Le plan de requalification n'a, par ailleurs, réglé en rien la question de la crise des vocations au sein de l'inspection du travail. La DGT nous a confirmé la baisse d'attractivité du concours d'inspecteur. Cette crise des vocations s'inscrit, par ailleurs, dans un contexte marqué par l'extinction progressive du corps des contrôleurs du travail, qui représentaient jusqu'alors un vivier important de recrutement. 934 personnes étaient ainsi inscrites au concours externe 2019 d'inspecteur du travail pour 39 postes ouverts contre 2 129 en 2013 là encore pour 39 postes ouverts. Nous ne voudrions pas assister à un affaiblissement des qualifications des futurs inspecteurs, d'où l'importance de retravailler sur l'attractivité de ce métier. Nous notons, en outre, que 20 % environ des inspecteurs du travail sont affectés en dehors du pôle travail des DIRECCTE, essentiellement au sein du pôle Entreprises, Emploi et Économie (pôle 3E), sur des fonctions « emploi » et « formation professionnelle ». De son côté, l'IGAS avait relevé en 2016 la faiblesse des fonctions « ressources humaines » au sein des DIRECCTE, ce qui fragilise notamment la détection des potentiels.

Nous souhaitons que soit rapidement mise en place une véritable réponse à cette crise des vocations, en valorisant la carrière, en ouvrant son recrutement et en dotant l'Institut national du travail de l'emploi et de la formation professionnelle (INTEFP), en charge de cette formation, de moyens suffisants pour la formation continue des agents.

Un audit interne est actuellement en cours, nous souhaitons qu'il débouche rapidement sur des solutions. La valorisation de la carrière ne doit pas, dans le même temps, occulter la nécessité de combler des postes, dans les départements ruraux notamment. Il apparaît indispensable que les lauréats du concours de l'inspection du travail soient affectés prioritairement dans les territoires où sont constatées des vacances de postes.

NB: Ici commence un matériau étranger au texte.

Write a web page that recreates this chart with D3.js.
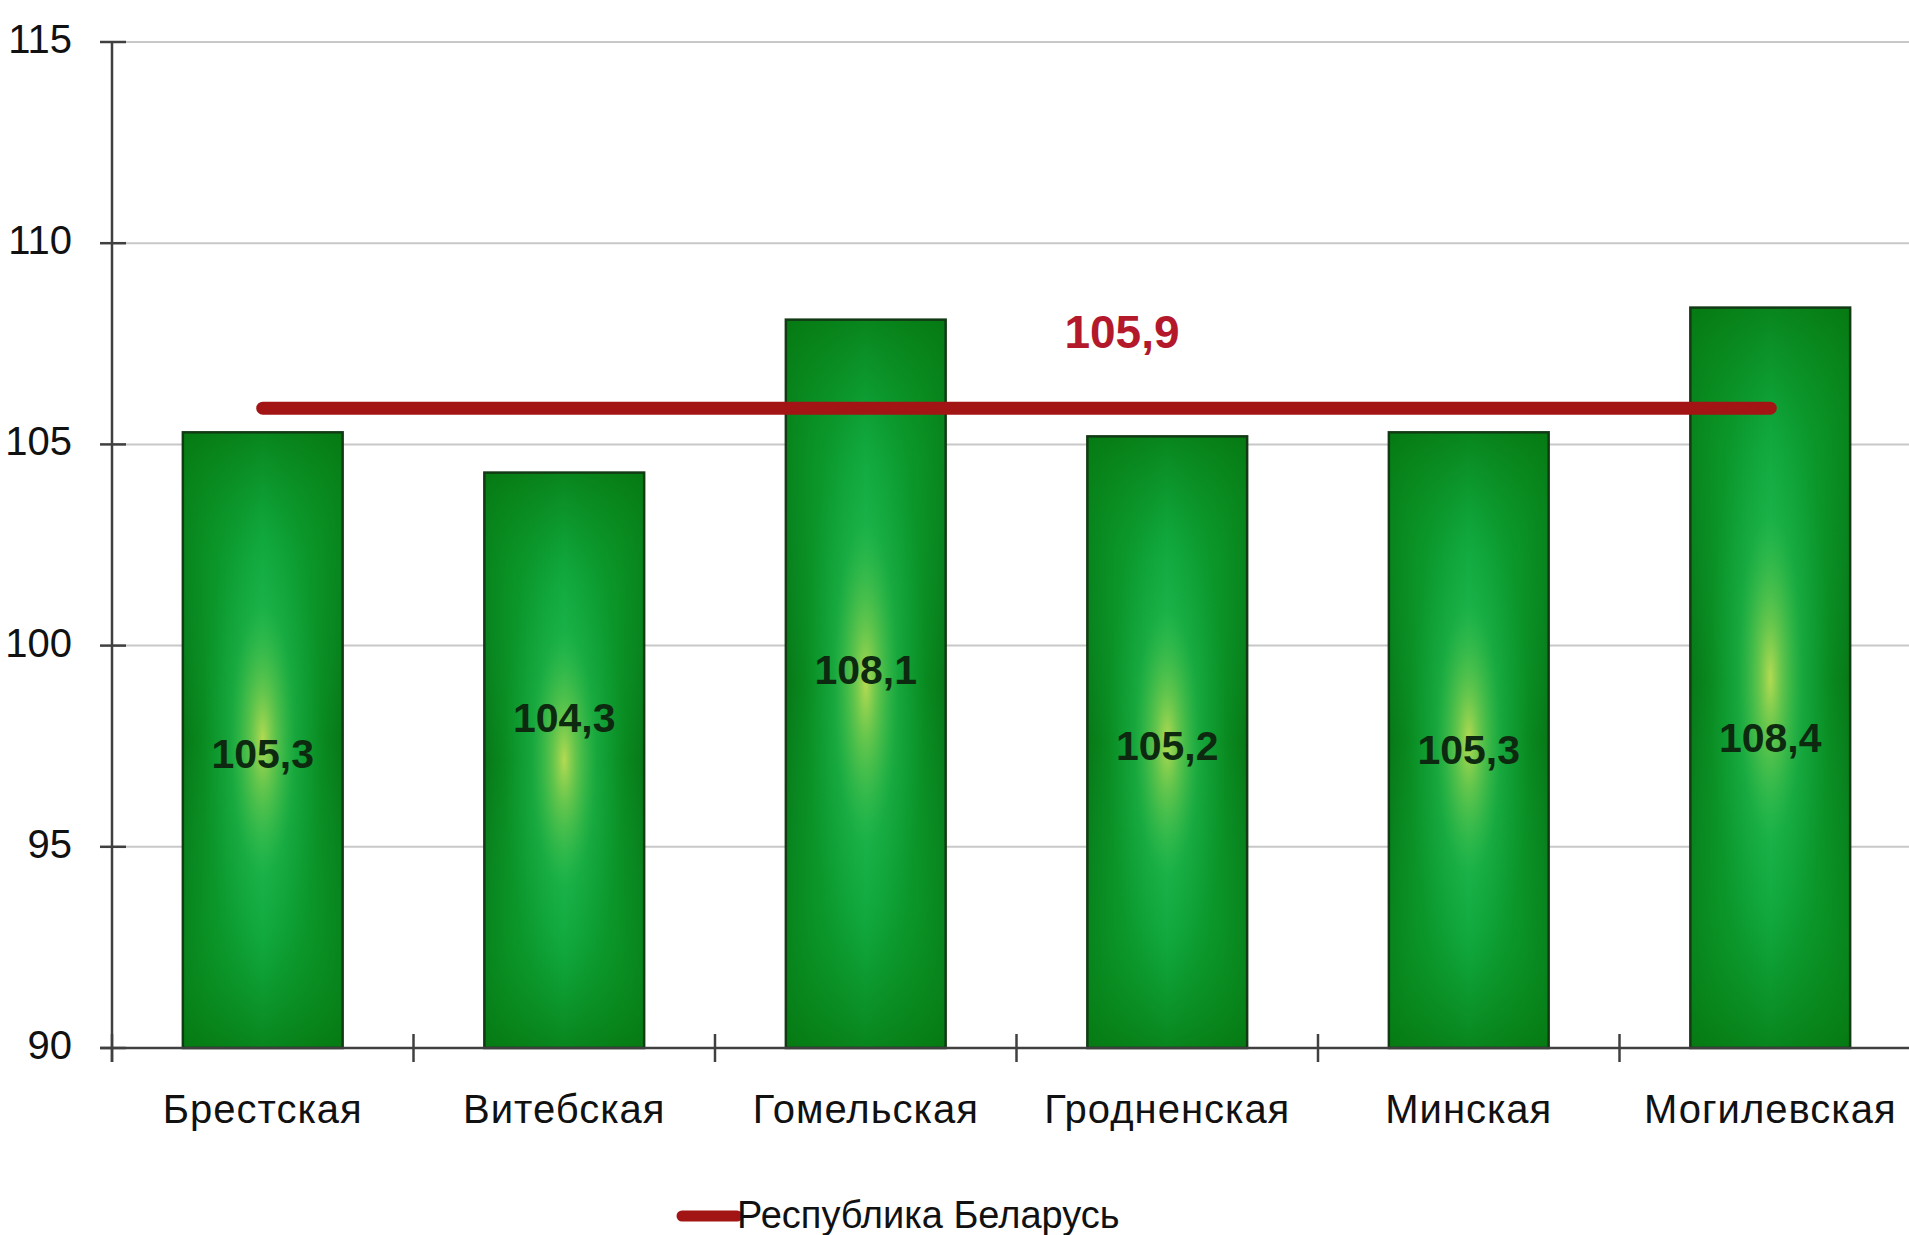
<!DOCTYPE html>
<html><head><meta charset="utf-8">
<script src="https://cdn.jsdelivr.net/npm/d3@7"></script>
<style>html,body{margin:0;padding:0;background:#fff;overflow:hidden}</style>
</head><body>
<svg id="chart" width="1909" height="1235"></svg>
<script>
const categories = ["Брестская","Витебская","Гомельская","Гродненская","Минская","Могилевская"];
const values = [105.3, 104.3, 108.1, 105.2, 105.3, 108.4];
const valueLabels = ["105,3","104,3","108,1","105,2","105,3","108,4"];
const labelAt = [97.3, 98.2, 99.4, 97.5, 97.4, 97.7];
const republicValue = 105.9;
const republicLabel = "105,9";
const republicName = "Республика Беларусь";
const yTicks = [90, 95, 100, 105, 110, 115];

(function(){
const svg = d3.select("#chart");
const W = 1909, H = 1235;
const mLeft = 112, mTop = 42, mBottom = 1048;
const step = 301.5;

const x = d3.scaleBand().domain(categories)
  .range([mLeft, mLeft + step * categories.length])
  .paddingInner(0.47).paddingOuter(0.235);
const y = d3.scaleLinear().domain([90, 115]).range([mBottom, mTop]);

const defs = svg.append("defs");
const hg = defs.append("linearGradient").attr("id","hg").attr("x1","0").attr("x2","1").attr("y1","0").attr("y2","0");
[[0,"#077816"],[0.15,"#0a8d22"],[0.5,"#13b24a"],[0.85,"#0a8d22"],[1,"#077816"]].forEach(s=>hg.append("stop").attr("offset",s[0]).attr("stop-color",s[1]));
const vg = defs.append("linearGradient").attr("id","vg").attr("x1","0").attr("x2","0").attr("y1","0").attr("y2","1");
[[0,"#067a12",0.8],[0.2,"#0a9a2a",0.35],[0.5,"#12b048",0],[0.8,"#0a9a2a",0.35],[1,"#067a12",0.8]].forEach(s=>vg.append("stop").attr("offset",s[0]).attr("stop-color",s[1]).attr("stop-opacity",s[2]));
const rg = defs.append("radialGradient").attr("id","rg").attr("cx","0.5").attr("cy","0.5").attr("r","0.5")
  .attr("gradientTransform","translate(0.5,0.5) scale(0.75,0.8) translate(-0.5,-0.5)");
[[0,"#b4da52",1],[0.2,"#7ccc4e",0.75],[0.55,"#2cbc52",0.3],[1,"#12b048",0]].forEach(s=>rg.append("stop").attr("offset",s[0]).attr("stop-color",s[1]).attr("stop-opacity",s[2]));

// gridlines
svg.append("g").selectAll("line").data(yTicks.filter(d=>d>90)).join("line")
  .attr("x1", mLeft).attr("x2", W).attr("y1", d=>y(d)).attr("y2", d=>y(d))
  .attr("stroke", "#c8c8c8").attr("stroke-width", 2);

// bars
const bars = svg.append("g").selectAll("g").data(categories).join("g");
["url(#hg)","url(#vg)","url(#rg)"].forEach(f => {
  bars.append("rect").attr("x", d=>x(d)).attr("width", x.bandwidth())
    .attr("y", (d,i)=>y(values[i])).attr("height", (d,i)=>y(90)-y(values[i]))
    .attr("fill", f);
});
bars.append("rect").attr("x", d=>x(d)).attr("width", x.bandwidth())
  .attr("y", (d,i)=>y(values[i])).attr("height", (d,i)=>y(90)-y(values[i]))
  .attr("fill","none").attr("stroke","#123a14").attr("stroke-width",2.5);
bars.append("text").attr("x", d=>x(d)+x.bandwidth()/2).attr("y", (d,i)=>y(labelAt[i]))
  .attr("text-anchor","middle").attr("dominant-baseline","central")
  .attr("font-family","Liberation Sans, Arial, sans-serif").attr("font-weight","bold")
  .attr("font-size",41).attr("fill","#0d2a10")
  .text((d,i)=>valueLabels[i]);

// y axis
const yAxis = svg.append("g");
yAxis.append("line").attr("x1",mLeft).attr("x2",mLeft).attr("y1",y(115)).attr("y2",y(90)+14)
  .attr("stroke","#404040").attr("stroke-width",2.5);
yAxis.selectAll(".t").data(yTicks).join("line").attr("class","t")
  .attr("x1",mLeft-12).attr("x2",mLeft+14).attr("y1",d=>y(d)).attr("y2",d=>y(d))
  .attr("stroke","#404040").attr("stroke-width",2.5);
yAxis.selectAll("text").data(yTicks).join("text")
  .attr("x",72).attr("y",d=>y(d)-3).attr("text-anchor","end").attr("dominant-baseline","central")
  .attr("font-family","Liberation Sans, Arial, sans-serif").attr("font-size",40).attr("fill","#111")
  .text(d=>d);

// x axis
const xAxis = svg.append("g");
xAxis.append("line").attr("x1",mLeft-12).attr("x2",W).attr("y1",mBottom).attr("y2",mBottom)
  .attr("stroke","#404040").attr("stroke-width",2.5);
const boundaries = d3.range(categories.length).map(i => x(categories[i]) - x.step()*x.paddingOuter());
xAxis.selectAll(".t").data(boundaries).join("line").attr("class","t")
  .attr("x1",d=>d).attr("x2",d=>d).attr("y1",mBottom-14).attr("y2",mBottom+14)
  .attr("stroke","#404040").attr("stroke-width",2.5);
xAxis.selectAll("text").data(categories).join("text")
  .attr("x",d=>x(d)+x.bandwidth()/2).attr("y",1123).attr("text-anchor","middle")
  .attr("font-family","Liberation Sans, Arial, sans-serif").attr("font-size",40).attr("letter-spacing",1)
  .attr("fill","#111").text(d=>d);

// republic line
const xs = x(categories[0]) + x.bandwidth()/2, xe = x(categories[categories.length-1]) + x.bandwidth()/2;
svg.append("line").attr("x1",xs).attr("x2",xe).attr("y1",y(republicValue)).attr("y2",y(republicValue))
  .attr("stroke","#a31515").attr("stroke-width",13).attr("stroke-linecap","round");
svg.append("text").attr("x", x(categories[3]) + x.bandwidth()/2 - 0.15*x.step()).attr("y", y(republicValue)-60)
  .attr("text-anchor","middle").attr("font-family","Liberation Sans, Arial, sans-serif")
  .attr("font-weight","bold").attr("font-size",46).attr("fill","#b3192b").text(republicLabel);

// legend
svg.append("line").attr("x1",682).attr("x2",737).attr("y1",1216).attr("y2",1216)
  .attr("stroke","#a31515").attr("stroke-width",11).attr("stroke-linecap","round");
svg.append("text").attr("x",737).attr("y",1228).attr("font-family","Liberation Sans, Arial, sans-serif")
  .attr("font-size",38).attr("fill","#111").text(republicName);
})();
</script>
</body></html>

Enfin, nous avons été très marqués au cours de nos auditions par le climat de défiance entre le ministère du travail et l'inspection du travail. Il existe un malaise social évident, qui se retrouve dans le refus de certains inspecteurs et contrôleurs d'utiliser les outils informatiques pour renseigner leur activité, afin de protester contre des réformes menées, d'après eux, sans concertation.

Ces difficultés s'inscrivent de surcroît dans un contexte marqué par une série de suicides et tentatives de suicides qui ont affecté l'inspection du travail. Depuis 2017, cinq suicides et 10 tentatives sont à déplorer. Nous estimons que toute nouvelle réforme doit nécessairement être accompagnée d'un effort d'association des agents de contrôle de la part de la direction générale du travail afin de restaurer un dialogue social constructif. Il s'agit également de rassurer des agents de contrôle qui peuvent sembler pris dans des injonctions paradoxales entre la nécessaire atteinte des objectifs nationaux et la réduction constatée des effectifs. Nous avons relevé les grandes difficultés des inspecteurs du travail pour exercer leurs missions sur le territoire et dans les entreprises, parfois même d'ordre physique. Le ministère doit davantage les entendre.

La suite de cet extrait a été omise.